Yes, Bennett was penalized 14 times in its loss, committing several of those infractions at crucial times in the game that may have aided the Dragons in the upset.
But claiming racial bias and filing official complaints to the state and federal departments of education, Section VI and to the NYSPHSAA?
The refs are not out to get anyone in high school sports because of race. They are there to keep things under control and ensure fair play.
A trusted media member who was on the sideline for the entire Nov. 6 game, most of it on Bennett’s sideline, said he heard nothing regarding race uttered by either the officials or Tigers coaches or players.

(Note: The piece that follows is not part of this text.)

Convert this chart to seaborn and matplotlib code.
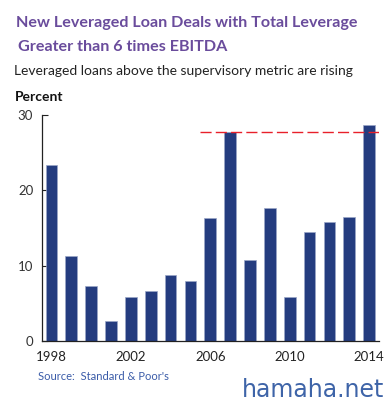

The referees are human. They are not perfect. They try their best to get the call right. Sometimes they miss and when that happens they feel lower than low.
Just ask Cheektowaga coach Mike Fatta. In his team’s biggest game of the year last week at Far West Regionals in Rochester, a sideline official inadvertently blew the whistle and the play dead on what would have been a sensational 69-yard catch and run down the right sideline. Two plays later Batavia scored to take a 16-point lead late in the third quarter.
The referee apologized to Fatta as soon as he saw the replay on the video. Fatta appreciated the gesture. Still it didn’t make up for the bad call.
Cheektowaga needed to overcome that and will itself to victory. The Warriors did just that, scoring the game’s final 23 points to earn a spot in their second straight NYSPHSAA Class B semifinal.
That’s the point. Sometimes a team needs to overcome adversity, even if it’s self-inflicted, or another’s mistake to be able to achieve greatness.
South Park did just that and from this moment on, the spotlight should be on the Sparks and only the Sparks.
That’s their reward for being champions.